Well according to all the news feeds that is the perception of many and that is because we have all been spoiled by the easing up on qualifying for home mortgages since 2004. But in reality we are back to the basics.
Qualifying for real estate mortgages are now back to where they were prior to 2003. Any one applying for a loan had to meet the following criteria:
• Income (proven) that the borrowers made enough money to cover not only the mortgage, but other expenses – such as utilities, groceries, raising children, cars, insurance etc.
• Stated income – are you kidding. Bankers never relied on this data, verification was always required. Under the old guidelines, a borrower could state whatever amount was required to get the loan. As far as I know, state income is gone. If you are able to get a “stated income” mortgage loan be prepared to pay higher interest rates and provide larger down payments.
• 2 Years tax returns and W2’s to validate the income
• Good credit
• Cash for the down payment, prepaids and closing costs – again bank statements or other financial statements as proof.
• Front end ratios had to be between 28 and 30%, back end ratios 36 to 38% (and if everything else was superb sometimes we were able to get approvals with a 40% back ratio).
- Front end ratio – amount of income to cover the mortgage payment and any escrow account – PITI – principal, interest, taxes, insurance and homeowners dues.
- Back end ratio – amount of income required to cover the mortgage and any recurring expenses such as credit cards, alimony, car payments. Ensuring the borrower had enough money left over every month to pay for living necessities.
• Down payments at the very minimum 5%, 20% to eliminate PMI (private mortgage insurance) required by lenders for less than 20% down.

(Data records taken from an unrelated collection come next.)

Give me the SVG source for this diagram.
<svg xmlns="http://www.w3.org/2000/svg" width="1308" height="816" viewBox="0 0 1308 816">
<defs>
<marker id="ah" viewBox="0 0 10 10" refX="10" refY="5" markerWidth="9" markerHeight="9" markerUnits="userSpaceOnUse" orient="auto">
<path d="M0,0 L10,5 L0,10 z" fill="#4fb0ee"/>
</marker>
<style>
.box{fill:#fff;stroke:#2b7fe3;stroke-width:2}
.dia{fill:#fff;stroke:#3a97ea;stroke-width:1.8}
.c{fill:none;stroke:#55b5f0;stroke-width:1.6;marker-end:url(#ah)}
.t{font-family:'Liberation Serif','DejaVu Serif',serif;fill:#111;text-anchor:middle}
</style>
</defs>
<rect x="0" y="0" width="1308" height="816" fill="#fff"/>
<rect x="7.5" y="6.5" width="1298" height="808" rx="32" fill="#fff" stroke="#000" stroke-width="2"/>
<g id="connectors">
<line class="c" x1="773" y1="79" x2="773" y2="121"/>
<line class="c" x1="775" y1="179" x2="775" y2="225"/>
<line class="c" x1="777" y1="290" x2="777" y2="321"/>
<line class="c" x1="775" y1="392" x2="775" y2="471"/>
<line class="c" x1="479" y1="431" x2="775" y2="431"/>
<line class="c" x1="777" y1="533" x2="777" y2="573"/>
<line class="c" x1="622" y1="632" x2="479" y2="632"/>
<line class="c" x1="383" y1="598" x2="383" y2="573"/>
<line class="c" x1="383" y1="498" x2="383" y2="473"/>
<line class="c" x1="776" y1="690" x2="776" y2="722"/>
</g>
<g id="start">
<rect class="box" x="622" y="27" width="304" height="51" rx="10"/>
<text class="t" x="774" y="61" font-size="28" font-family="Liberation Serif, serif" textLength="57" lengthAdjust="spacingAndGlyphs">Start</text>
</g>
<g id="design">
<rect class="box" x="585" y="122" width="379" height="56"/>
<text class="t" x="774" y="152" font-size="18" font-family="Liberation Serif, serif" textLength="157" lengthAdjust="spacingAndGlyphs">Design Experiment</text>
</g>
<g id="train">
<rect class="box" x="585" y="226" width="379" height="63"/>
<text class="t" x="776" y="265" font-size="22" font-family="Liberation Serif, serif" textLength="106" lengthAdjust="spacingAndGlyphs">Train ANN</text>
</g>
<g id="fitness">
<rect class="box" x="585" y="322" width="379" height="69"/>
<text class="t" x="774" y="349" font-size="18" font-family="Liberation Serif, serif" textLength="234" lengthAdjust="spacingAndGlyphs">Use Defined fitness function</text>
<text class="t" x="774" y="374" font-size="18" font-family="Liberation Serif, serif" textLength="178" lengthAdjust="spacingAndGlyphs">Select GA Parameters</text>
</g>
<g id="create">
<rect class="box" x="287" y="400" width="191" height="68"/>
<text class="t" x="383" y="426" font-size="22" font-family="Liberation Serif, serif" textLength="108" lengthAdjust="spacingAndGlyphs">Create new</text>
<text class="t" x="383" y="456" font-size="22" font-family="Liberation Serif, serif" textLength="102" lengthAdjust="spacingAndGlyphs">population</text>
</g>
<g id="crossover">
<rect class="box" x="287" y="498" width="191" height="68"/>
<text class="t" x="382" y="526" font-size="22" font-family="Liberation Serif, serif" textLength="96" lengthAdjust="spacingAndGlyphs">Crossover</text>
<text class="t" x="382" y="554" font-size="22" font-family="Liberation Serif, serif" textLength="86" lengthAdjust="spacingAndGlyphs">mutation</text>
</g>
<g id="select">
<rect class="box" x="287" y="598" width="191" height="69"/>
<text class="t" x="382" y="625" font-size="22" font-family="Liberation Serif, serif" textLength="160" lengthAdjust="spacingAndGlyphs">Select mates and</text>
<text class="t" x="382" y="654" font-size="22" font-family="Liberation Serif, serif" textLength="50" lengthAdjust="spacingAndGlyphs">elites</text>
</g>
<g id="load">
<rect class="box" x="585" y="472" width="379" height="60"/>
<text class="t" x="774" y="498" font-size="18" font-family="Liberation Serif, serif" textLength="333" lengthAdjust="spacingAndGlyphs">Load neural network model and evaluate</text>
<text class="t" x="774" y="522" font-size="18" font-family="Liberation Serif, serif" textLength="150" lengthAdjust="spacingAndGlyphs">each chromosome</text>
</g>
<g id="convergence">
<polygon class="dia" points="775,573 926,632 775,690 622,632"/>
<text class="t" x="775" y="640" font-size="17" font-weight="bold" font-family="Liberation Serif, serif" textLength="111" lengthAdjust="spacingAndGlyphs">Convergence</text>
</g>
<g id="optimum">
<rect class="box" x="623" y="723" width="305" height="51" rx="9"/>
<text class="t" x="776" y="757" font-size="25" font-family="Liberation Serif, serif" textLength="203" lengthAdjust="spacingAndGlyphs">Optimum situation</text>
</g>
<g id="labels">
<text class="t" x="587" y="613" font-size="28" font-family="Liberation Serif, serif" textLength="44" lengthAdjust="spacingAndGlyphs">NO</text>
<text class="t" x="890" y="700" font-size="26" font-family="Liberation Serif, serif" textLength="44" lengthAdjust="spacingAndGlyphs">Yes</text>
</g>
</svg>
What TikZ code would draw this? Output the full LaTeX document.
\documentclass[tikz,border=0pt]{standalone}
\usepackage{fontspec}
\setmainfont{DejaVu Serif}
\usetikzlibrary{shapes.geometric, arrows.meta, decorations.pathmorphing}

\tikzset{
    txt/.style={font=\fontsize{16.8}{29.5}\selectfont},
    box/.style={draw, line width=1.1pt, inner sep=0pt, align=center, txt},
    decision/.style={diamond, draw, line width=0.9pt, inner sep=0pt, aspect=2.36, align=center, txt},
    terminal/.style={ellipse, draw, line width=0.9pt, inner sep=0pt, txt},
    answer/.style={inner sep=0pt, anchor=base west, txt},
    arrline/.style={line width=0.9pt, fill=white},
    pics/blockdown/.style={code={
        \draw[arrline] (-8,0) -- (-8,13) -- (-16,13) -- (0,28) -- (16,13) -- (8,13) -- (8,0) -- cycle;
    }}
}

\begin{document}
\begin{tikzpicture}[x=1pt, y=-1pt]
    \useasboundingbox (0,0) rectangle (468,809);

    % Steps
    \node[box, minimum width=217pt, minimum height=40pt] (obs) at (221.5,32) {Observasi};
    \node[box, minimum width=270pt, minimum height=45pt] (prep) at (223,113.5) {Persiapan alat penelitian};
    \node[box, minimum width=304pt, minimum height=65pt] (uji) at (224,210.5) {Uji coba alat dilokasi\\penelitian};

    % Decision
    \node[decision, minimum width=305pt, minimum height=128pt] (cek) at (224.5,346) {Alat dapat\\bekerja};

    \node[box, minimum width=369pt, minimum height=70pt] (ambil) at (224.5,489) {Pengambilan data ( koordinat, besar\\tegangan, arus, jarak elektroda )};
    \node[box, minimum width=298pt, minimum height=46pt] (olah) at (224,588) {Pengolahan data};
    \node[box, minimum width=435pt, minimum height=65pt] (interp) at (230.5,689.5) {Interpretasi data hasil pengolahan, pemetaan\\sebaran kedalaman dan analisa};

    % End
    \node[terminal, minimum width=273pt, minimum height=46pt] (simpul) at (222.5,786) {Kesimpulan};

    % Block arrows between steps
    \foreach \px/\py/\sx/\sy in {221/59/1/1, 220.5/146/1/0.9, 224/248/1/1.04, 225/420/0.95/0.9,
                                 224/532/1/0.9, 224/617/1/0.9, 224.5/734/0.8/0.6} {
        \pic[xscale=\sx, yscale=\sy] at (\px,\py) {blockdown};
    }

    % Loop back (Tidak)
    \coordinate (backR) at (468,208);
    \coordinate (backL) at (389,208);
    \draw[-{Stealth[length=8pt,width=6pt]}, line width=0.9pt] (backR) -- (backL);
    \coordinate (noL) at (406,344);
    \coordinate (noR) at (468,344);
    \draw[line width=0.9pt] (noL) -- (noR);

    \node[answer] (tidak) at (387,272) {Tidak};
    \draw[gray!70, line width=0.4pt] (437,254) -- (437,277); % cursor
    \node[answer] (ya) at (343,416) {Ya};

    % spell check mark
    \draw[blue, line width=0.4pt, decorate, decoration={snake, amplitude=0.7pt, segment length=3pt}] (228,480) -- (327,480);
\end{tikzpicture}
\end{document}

100% financing and in some cases 105% financing was never heard of or the unbelievable low interest rates we are still experiencing.
The bottom line we are now back to the basics and this is good for all of us – sellers, buyers and bankers. There is a difference in stretching your income a little bit and buying a home way beyond your means, especially with an adjustable rate mortgage. We should all be thankful for the due diligence that is now required to purchase a home mortgage.